I can't even imagine the intense emotions felt by the parents watching their children competing for gold at the Olympics. And I'm not alone. That's why the Internet is having so much fun not only watching the Olympic athletes compete on the big stage, but also watching the parents on the sidelines.
Whether it's the intense emotion in the eyes of Jamie Anderson's dad as he watched his snowboarding daughter win gold, the cheesy signs made by the dads of speedskater Maame Biney and snowboarder Chloe Kim to cheer on their daughters, or the jubilation in full display from skier Mikaël Kingsbury's parents or snowboarder Red Gerard's raucous family, we can relate to their reactions.
And these impassioned displays aren't limited to the parents of Winter Olympians. Who can forget watching the parents of Olympic gold-medal gymnast Aly Raisman as they watched their daughter compete?
It's what parents do
Of course, fervid encouragement isn't limited to parents of athletes.
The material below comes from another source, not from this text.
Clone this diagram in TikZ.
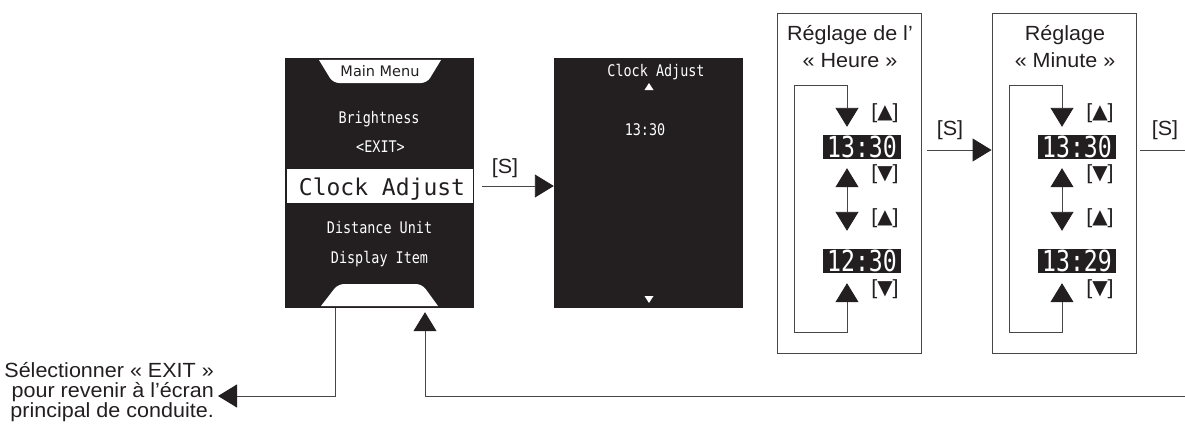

When you've watched your kid try her best to achieve something, whether it's at a science fair or the school concert or a swim meet, you want them to reach their goal with every fiber of your being. Yet you know that there's absolutely nothing you can do except cheer them on from the sidelines, cheesy handmade signs and all.
Major Dad Goals One Day. Maame Biney's dad is creative with these signs, I swear. Love everything about it. pic.twitter.com/lOs3yF98ho— Quinn Robinson (@Trey1Bravo) February 10, 2018
Because it's not just about this one day. These events are the victory lap for all of those early morning practices and late-night struggles. For the ups and downs of bad training days and breakthrough performances. They are the culmination not only of your child's hard work, but of all the sacrifices made to help them get there.
So parents of Olympians, we salute you. We see your fist bumps and your bitten fingernails, your tear-filled eyes and your silent prayers.
Savor this moment. And know that we're cheering for you almost as hard as you're cheering for them.